A risk pool without strategic purchasing is a financial vessel without a rudder—it may hold money, but it cannot steer the health system toward value.

Taiwan's National Health Insurance employs sophisticated global budgeting with performance incentives, achieving comprehensive coverage with administrative costs below 2% of expenditure. Their single-payer system leverages monopsony power to contain costs while continuously refining payment methods to reward quality and efficiency.
By contrast, some Latin American schemes with multiple competing insurers have seen administrative costs exceed 15% of expenditure, with limited evidence of corresponding quality improvements. Competition between pools can generate transaction costs that outweigh efficiency gains.

Implementation Pathways: Sequencing and Contextual Adaptation

There is no universal blueprint for establishing effective risk pooling. Successful implementations follow sequenced pathways adapted to local political economies, administrative capacities, and epidemiological profiles. Attempting to replicate Germany's system in a low-income setting with large informal sectors would inevitably fail. Our comparative analysis suggests three distinct pathways with proven effectiveness in different contexts.

The incremental expansion pathway (South Korea, 1977-1989) began with formal sector workers in large enterprises, gradually extending to smaller workplaces, the self-employed, and finally the poor. This allowed administrative capacity to develop alongside coverage expansion, though it delayed universal protection for over a decade.
The big bang pathway (Thailand, 2002) achieved near-universal coverage through a single policy reform, leveraging existing tax-financed infrastructure and strong political commitment. This approach requires substantial preparatory work and political capital but avoids prolonged exclusion.

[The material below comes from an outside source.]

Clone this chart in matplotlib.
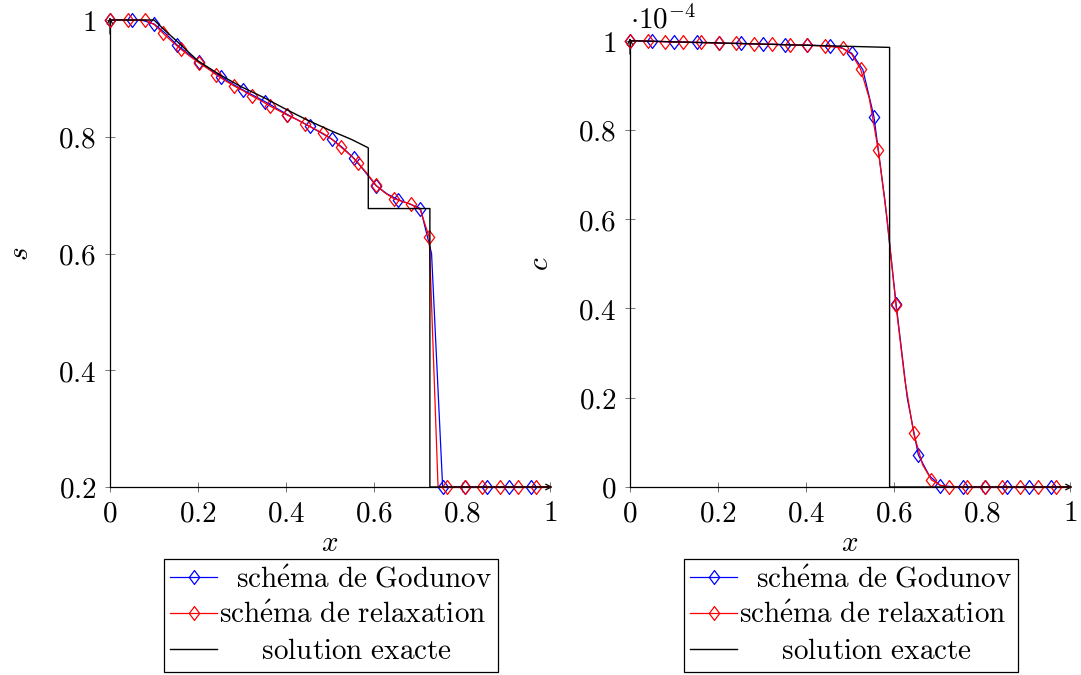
import numpy as np
import matplotlib
matplotlib.use("Agg")
import matplotlib.pyplot as plt
from matplotlib.path import Path
from matplotlib.ticker import FuncFormatter, FixedLocator

plt.rcParams['mathtext.fontset'] = 'cm'
plt.rcParams['font.family'] = ['DejaVu Serif']

# ---------------- data ----------------
# Godunov scheme: line points every half marker spacing (markers every 2nd point)
god_step = 0.0252
god_x = np.append(np.arange(40) * god_step, 1.0)
god_s = [1.000, 1.000, 1.000, 0.999, 0.993, 0.977, 0.958, 0.943, 0.928, 0.915,
         0.903, 0.891, 0.880, 0.870, 0.860, 0.849, 0.838, 0.828, 0.818, 0.807,
         0.796, 0.781, 0.763, 0.740, 0.716, 0.702, 0.692, 0.685, 0.677, 0.600,
         0.200, 0.200, 0.200, 0.200, 0.200, 0.200, 0.200, 0.200, 0.200, 0.200,
         0.200]
god_c = [1.000, 0.999, 0.999, 0.998, 0.997, 0.997, 0.996, 0.996, 0.995, 0.994,
         0.994, 0.993, 0.992, 0.992, 0.991, 0.990, 0.990, 0.989, 0.988, 0.985,
         0.972, 0.935, 0.830, 0.640, 0.410, 0.200, 0.072, 0.025, 0.003, 0.001,
         0.000, 0.000, 0.000, 0.000, 0.000, 0.000, 0.000, 0.000, 0.000, 0.000,
         0.000]
god_marks = list(range(0, 40, 2))

# relaxation scheme
rel_step = 0.02015
rel_x = np.append(np.arange(50) * rel_step, 1.0)
rel_s = [1.000, 1.000, 1.000, 1.000, 1.000, 0.992, 0.977, 0.963, 0.950, 0.938,
         0.927, 0.917, 0.906, 0.896, 0.887, 0.879, 0.870, 0.862, 0.853, 0.845,
         0.837, 0.830, 0.822, 0.814, 0.806, 0.796, 0.783, 0.770, 0.755, 0.737,
         0.717, 0.704, 0.694, 0.689, 0.684, 0.675, 0.628, 0.200, 0.200, 0.200,
         0.200, 0.200, 0.200, 0.200, 0.200, 0.200, 0.200, 0.200, 0.200, 0.200,
         0.200]
rel_c = [1.000, 1.000, 0.999, 0.998, 0.998, 0.997, 0.997, 0.996, 0.996, 0.995,
         0.995, 0.994, 0.994, 0.993, 0.993, 0.992, 0.992, 0.991, 0.991, 0.990,
         0.990, 0.989, 0.988, 0.986, 0.983, 0.970, 0.937, 0.870, 0.755, 0.600,
         0.407, 0.240, 0.120, 0.050, 0.016, 0.004, 0.000, 0.000, 0.000, 0.000,
         0.000, 0.000, 0.000, 0.000, 0.000, 0.000, 0.000, 0.000, 0.000, 0.000,
         0.000]
rel_marks = list(range(0, 50, 2))

# exact solution
ex_s_x = [0.0, 0.1, 0.125, 0.15, 0.2, 0.25, 0.3, 0.35, 0.4, 0.45, 0.5, 0.55,
          0.587, 0.587, 0.727, 0.727, 1.0]
ex_s = [1.0, 1.0, 0.982, 0.965, 0.930, 0.906, 0.885, 0.867, 0.847, 0.828, 0.811,
        0.795, 0.781, 0.677, 0.677, 0.2, 0.2]
ex_c_x = [0.0, 0.59, 0.59, 1.0]
ex_c = [1.0, 0.985, 0.0, 0.0]

labels = [r"$\mathrm{\ \ sch\acute{e}ma\ de\ Godunov}$",
          r"$\mathrm{sch\acute{e}ma\ de\ relaxation}$",
          r"$\mathrm{\ \ \ \ \ solution\ exacte}$"]

x_ticks = [0, 0.2, 0.4, 0.6, 0.8, 1]
s_ticks = [0.2, 0.4, 0.6, 0.8, 1]
c_ticks = [0, 0.2, 0.4, 0.6, 0.8, 1]

# ---------------- figure ----------------
W, H = 1081, 675
fig = plt.figure(figsize=(W / 100, H / 100), dpi=100)

diamond = Path([(0, 1), (0.75, 0), (0, -1), (-0.75, 0), (0, 1)],
               [Path.MOVETO, Path.LINETO, Path.LINETO, Path.LINETO, Path.CLOSEPOLY])

FS = 21


def fmt(v, pos):
    return r"$%g$" % v


def make_axes(left_px, top_px, bottom_px):
    ax = fig.add_axes([left_px / W, 1 - bottom_px / H, 440 / W, (bottom_px - top_px) / H])
    return ax


def style(ax, xt, yt, ylim, ylabel):
    ax.set_xlim(0, 1)
    ax.set_ylim(*ylim)
    ax.xaxis.set_major_locator(FixedLocator(xt))
    ax.yaxis.set_major_locator(FixedLocator(yt))
    ax.xaxis.set_major_formatter(FuncFormatter(fmt))
    ax.yaxis.set_major_formatter(FuncFormatter(fmt))
    for sp in ['top', 'right']:
        ax.spines[sp].set_visible(False)
    for sp in ['left', 'bottom']:
        ax.spines[sp].set_linewidth(0.9)
    ax.tick_params(direction='inout', length=7.5, width=0.5, color='#444444',
                   labelsize=FS, pad=5)
    ax.tick_params(axis='y', pad=6)
    ax.set_xlabel(r"$x$", fontsize=FS)
    ax.set_ylabel(ylabel, fontsize=FS, rotation=90)
    ax.yaxis.set_label_coords(-0.2045, 0.5)
    h = ax.get_position().height * H
    ax.xaxis.set_label_coords(0.5, -(543 - 487) / h)
    ax.xaxis.label.set_verticalalignment('center')
    ax.yaxis.label.set_verticalalignment('center')
    ax.annotate('', xy=(1.006, 0), xytext=(0.97, 0), xycoords='axes fraction',
                arrowprops=dict(arrowstyle='->', lw=0.9, color='black',
                                shrinkA=0, shrinkB=0))
    ax.annotate('', xy=(0, 1.006), xytext=(0, 0.97), xycoords='axes fraction',
                arrowprops=dict(arrowstyle='->', lw=0.9, color='black',
                                shrinkA=0, shrinkB=0))


def draw(ax, gy, ry, exx, exy):
    ax.plot(god_x, gy, color='blue', lw=0.9, marker=diamond, markersize=10,
            markerfacecolor='none', markeredgecolor='blue', markeredgewidth=0.9,
            markevery=god_marks, label=labels[0], clip_on=False, zorder=3)
    ax.plot(rel_x, ry, color='red', lw=0.9, marker=diamond, markersize=10,
            markerfacecolor='none', markeredgecolor='red', markeredgewidth=0.9,
            markevery=rel_marks, label=labels[1], clip_on=False, zorder=4)
    ax.plot(exx, exy, color='black', lw=1.0, label=labels[2], clip_on=False,
            zorder=5)


def legend(ax, cx_px):
    leg = ax.legend(loc='upper center', bbox_to_anchor=(cx_px / W, 1 - 559 / H),
                    bbox_transform=fig.transFigure, fontsize=FS, frameon=True,
                    fancybox=False, edgecolor='black', framealpha=1,
                    numpoints=1, handlelength=1.6, handletextpad=0.05,
                    labelspacing=0.27, borderpad=0.22, borderaxespad=0)
    leg.get_frame().set_linewidth(0.9)
    return leg


ax1 = make_axes(110, 20, 487)
draw(ax1, god_s, rel_s, ex_s_x, ex_s)
style(ax1, x_ticks, s_ticks, (0.2, 1), r"$s$")
legend(ax1, 331)

ax2 = make_axes(630, 40.7, 487)
draw(ax2, god_c, rel_c, ex_c_x, ex_c)
style(ax2, x_ticks, c_ticks, (0, 1), r"$c$")
ax2.text(0.0, 1.015, r"$\cdot 10^{-4}$", transform=ax2.transAxes, ha='left',
         va='bottom', fontsize=FS)
legend(ax2, 851)

fig.savefig("out.png", dpi=100)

The hybrid pathway (Philippines, 1995-present) combines social health insurance for formal sector workers with tax-funded coverage for the poor and subsidized enrollment for the informal sector. This accommodates segmented administrative systems but requires careful design to prevent fragmentation and ensure cross-subsidization.

Policy Recommendations for Effective Risk Pooling

Based on our multi-country evidence synthesis, NADI recommends the following design principles for policymakers establishing or reforming risk pooling mechanisms:

  • Prioritize mandatory over voluntary enrollment to achieve adequate scale and risk diversity
  • Establish governance structures with operational autonomy from line ministries, coupled with strong accountability to the public
  • Design financing to be progressively redistributive, with explicit subsidies for vulnerable populations
  • Develop strategic purchasing capabilities before or alongside coverage expansion
  • Sequence implementation according to administrative capacity, beginning with simpler benefit packages that expand over time
  • Invest in robust information systems for enrollment, claims processing, and monitoring of financial protection outcomes
POLICY IMPERATIVE

The ultimate test of any risk pooling mechanism is not enrollment statistics but measurable reductions in catastrophic and impoverishing health expenditures across all population subgroups.

As countries advance toward Universal Health Coverage targets, risk pooling represents the financial architecture that makes protection sustainable. The evidence is clear: fragmented, voluntary, and poorly governed pools perpetuate rather than solve the problem of catastrophic health expenditure. Coherent, mandatory, and strategically managed pools—adapted to local contexts but guided by principles of solidarity and equity—offer the most promising pathway to genuine financial protection for all.